Discussion on the future of library catalogs is common today. In these conversations, I often hear an argument something like this: “Catalogs and search engines have different goals; are trying to accomplish different things. Therefore we shouldn’t be making direct comparisons between them. By extension, we shouldn’t be comparing their functionality and features either.” This is of course an oversimplification of what’s generally said, but the spirit is there.

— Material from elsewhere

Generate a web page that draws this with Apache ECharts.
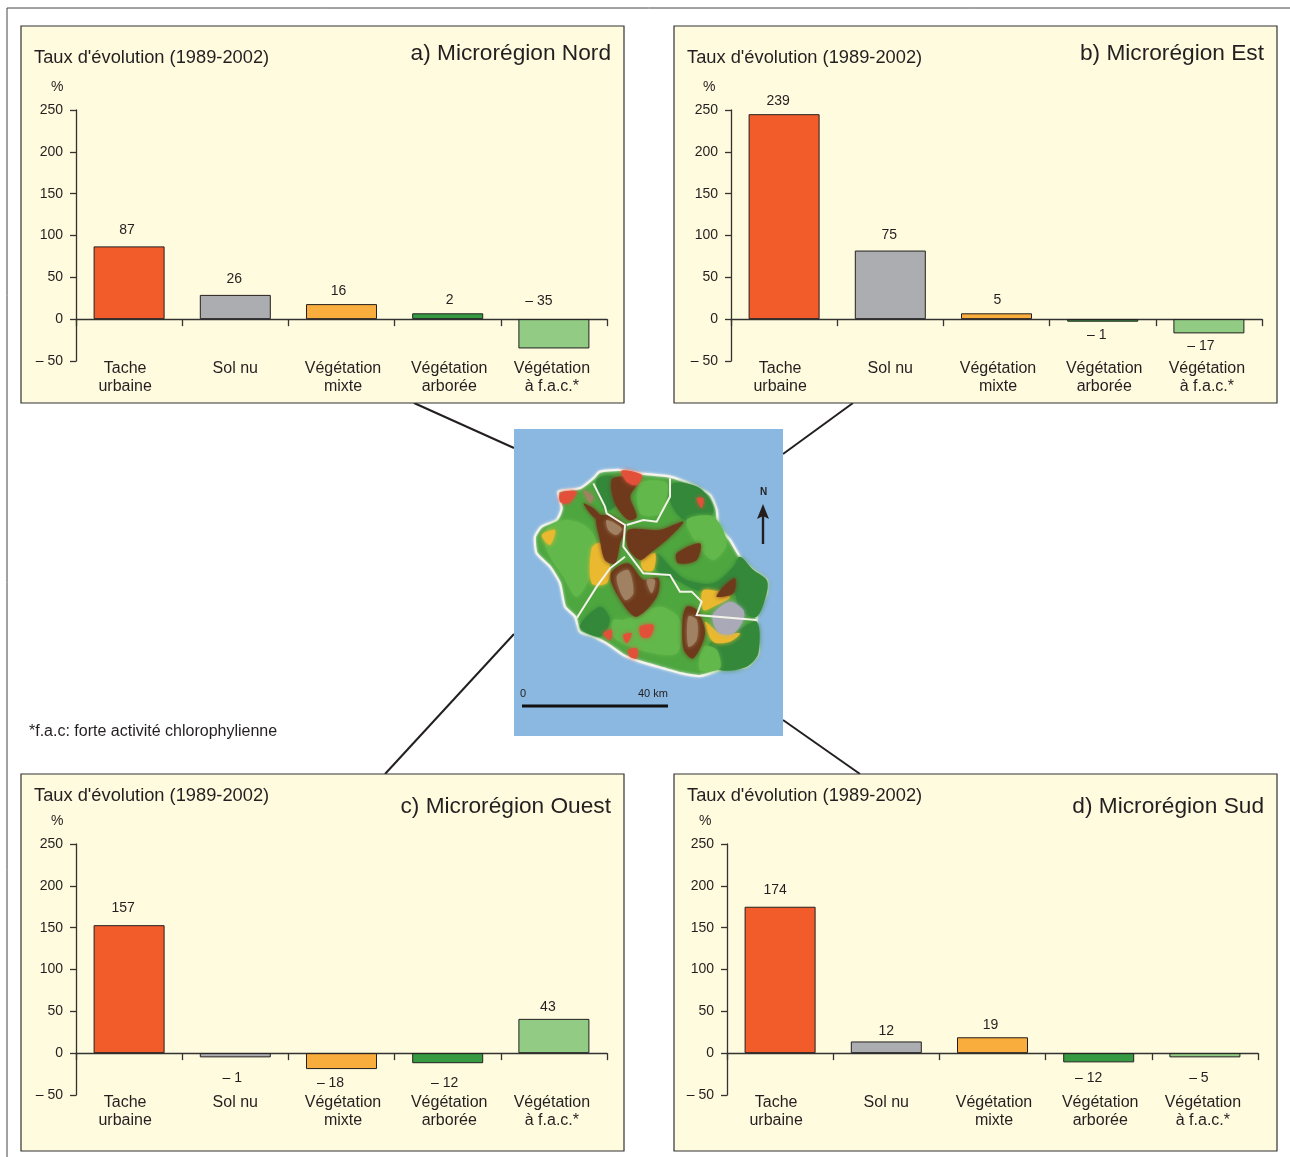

I’m concerned about this line of thinking. The original posit makes sense on the surface, in the sense that there is a history of analyzing and documenting the goals of the catalog (Panizzi, etc.), and that the business goal of search engines is to make money by selling advertising. But I think this approach both sells search engines short and doesn’t go far enough thinking about catalogs. From the search engine point of view, the business argument is true, of course, but overly simplistic. We can extend the definition of the goal of search engines to say that they strive to make money by selling advertising in a system that connects people to information they seek. Google wasn’t a business at first, it started as a research project by CS students to better index information. That’s a pretty simple and laudable goal – to help people find things. The catalog is the same. With all the talk about the goal of the catalog being collocation (and all the other related goals well-documented in the literature), it’s easy to forget that those goals exist (wait for it…) to connect people, today and in the future, with information they seek. So in this very basic sense, catalogs and search engines are trying to accomplish the same thing. The methods are often different, but I don’t think we’re serving ourselves well if we just write the success of search engines and the current struggles of library catalogs off because of those differences.
Early search engines had one big difference from library catalogs: the materials they index. But this is no longer true to any significant degree. I’m no fan of cataloging web sites in MARC to make them searchable in our catalogs, and I see this as largely out of favor now, but this was only the first step towards blurring the line between the content indexed by search engines and that in our catalog. Google Book Search, for example, provides access to many of the same materials that are in our catalogs. The methods of searching are very different, with full-text indexing being a strong component of GBS and bibliographic information the strongest component of our catalogs, but again, the goal is the same – getting people to books relevant to their information need. The argument separating catalogs from search engines by format of materials indexed is waning, but I still hear it from time to time. The conventional argument that a catalog provides access to things a library owns is also waning, for obvious reasons.
So what’s left to distinguish the goals our catalogs from search engines, giving us a convenient excuse for why our catalogs perform so poorly? Not much of substance, I think. To me, the different is all in style instead. Let’s certainly keep those goals of the catalog in mind, but let’s not assume that the methods we’ve used to achieve those goals in the past are the only methods that can be effective. If the goals of search engines and catalogs aren’t all that different in the end, maybe we can mix and match some methods too. We’ll never know until we try.